What Are Superordinate Goals?

Superordinate goals are goals that people who normally work in opposition to each other may unite to accomplish because the cooperation is necessary for mutual survival. The idea that antagonists may become cooperative in some situations plays a key role in some organizational thinking and interventions to get groups to work with each other instead of against each other. The landmark research in this field occurred in the 1950s under the supervision of psychologist Muzafer Sherif, who conducted a series of studies involving young boys at a summer camp.
Sherif’s paper on superordinate goals focused on the outcome of one of three studies where the researchers brought boys to a summer camp, split them into two groups, and created antipathy between the two groups.

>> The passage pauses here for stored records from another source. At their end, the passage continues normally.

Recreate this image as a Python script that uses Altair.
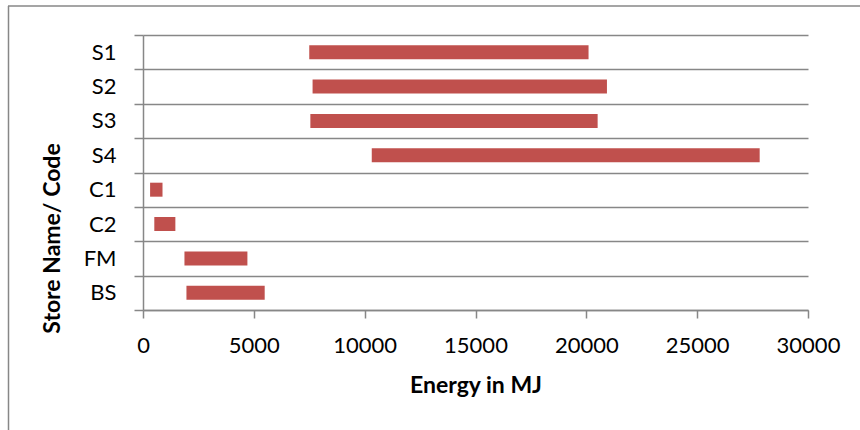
import altair as alt
import pandas as pd

# Energy range (MJ) for each store
stores = ["S1", "S2", "S3", "S4", "C1", "C2", "FM", "BS"]
energy_low = [7500, 7650, 7550, 10320, 320, 510, 1870, 1960]
energy_high = [20100, 20930, 20510, 27820, 880, 1460, 4710, 5490]

df = pd.DataFrame({"store": stores, "low": energy_low, "high": energy_high})

FONT = "Lato"
GRAY = "#878787"
LABEL_SIZE = 22
TITLE_SIZE = 23

bars = alt.Chart(df).mark_bar(size=14, color="#C0504D", cornerRadius=0).encode(
    y=alt.Y(
        "store:N",
        sort=stores,
        scale=alt.Scale(paddingInner=0, paddingOuter=0),
        axis=alt.Axis(
            title="Store Name/ Code",
            tickBand="extent",
            grid=True,
            gridColor=GRAY,
            gridWidth=1.5,
            domainColor=GRAY,
            domainWidth=1.5,
            tickColor=GRAY,
            tickWidth=1.5,
            tickSize=9,
            labelPadding=18,
            labelFont=FONT,
            labelFontSize=LABEL_SIZE,
            labelColor="#000000",
            titleFont=FONT,
            titleFontSize=TITLE_SIZE,
            titleFontWeight="bold",
            titleColor="#000000",
            titleAngle=-90,
            titleAlign="center",
            titleBaseline="alphabetic",
            titleX=-84,
            titleY=203,
        ),
    ),
    x=alt.X(
        "low:Q",
        scale=alt.Scale(domain=[0, 30000], nice=False),
        axis=alt.Axis(
            title="Energy in MJ",
            values=[0, 5000, 10000, 15000, 20000, 25000, 30000],
            format="d",
            grid=False,
            labelFlush=False,
            labelOverlap=False,
            domainColor=GRAY,
            domainWidth=1.5,
            tickColor=GRAY,
            tickWidth=1.5,
            tickSize=8,
            labelPadding=17,
            labelFont=FONT,
            labelFontSize=LABEL_SIZE,
            labelColor="#000000",
            titleFont=FONT,
            titleFontSize=TITLE_SIZE,
            titleFontWeight="bold",
            titleColor="#000000",
            titleBaseline="alphabetic",
            titleY=82,
        ),
    ),
    x2="high:Q",
)

# Outer chart border (top and left edges)
one = pd.DataFrame({"k": [0]})
border_top = alt.Chart(one).mark_rule(color=GRAY, strokeWidth=1.5).encode(
    x=alt.value(-135), x2=alt.value(760), y=alt.value(-29)
)
border_left = alt.Chart(one).mark_rule(color=GRAY, strokeWidth=1.5).encode(
    x=alt.value(-134.5), y=alt.value(-29), y2=alt.value(420)
)

chart = (
    alt.layer(bars, border_top, border_left)
    .properties(
        width=665,
        height=275,
        autosize=alt.AutoSizeParams(type="none"),
        padding={"left": 143, "top": 35, "right": 52, "bottom": 120},
        background="#ffffff",
    )
    .configure_view(stroke=None)
)

chart.save("out.html", embed_options={"renderer": "svg", "actions": False})
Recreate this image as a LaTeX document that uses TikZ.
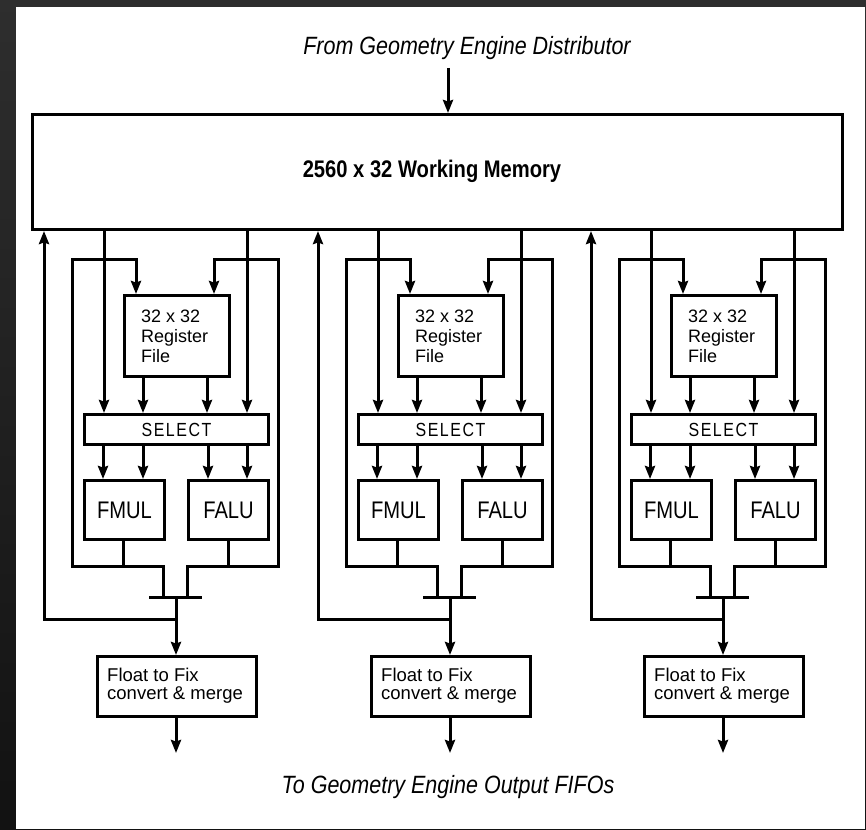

Then, the researchers changed the variables to put the boys in a position to work together on activities like restoring their water supply after “vandals” damaged it. Sherif concluded in this famous “Robber’s Cave” study that it was possible for the boys to work together when the need to accomplish superordinate goals outweighed their adversarial relationship.
The truth behind Sherif’s study is somewhat more complicated than originally reported, and this plays an important role in understanding how superordinate goals actually work. Sherif actually conducted three studies, but only one had a satisfactory outcome, where the boys worked together to resolve a problem. In one study, the subjects actually turned on the researchers to express their frustration, a not uncommon situation in social psychology experiments.
Sherif’s studies showed that external pressures can influence the way groups address superordinate goals. The researchers themselves were a variable in the study and changed the outcome. The studies also illustrate the role that bias can play in a study. Researchers obviously want to achieve a specific goal and may unconsciously adjust the variables in a study to get there. This is one reason why many experiments use blinding and double blinding in their design, when possible, to limit the influence of the observers.
Though Sherif’s studies may have been flawed, the underlying ideas about superordinate goals appear to be sound. Research on intergroup conflict supports the idea that groups, as well as individual members influenced by group thinking, may unite in a common aim. The United States and Russia, for example, teamed up in the Second World War despite having delicate diplomatic relations. Both nations decided that their personal conflicts were less important than the goal of defeating the Axis powers.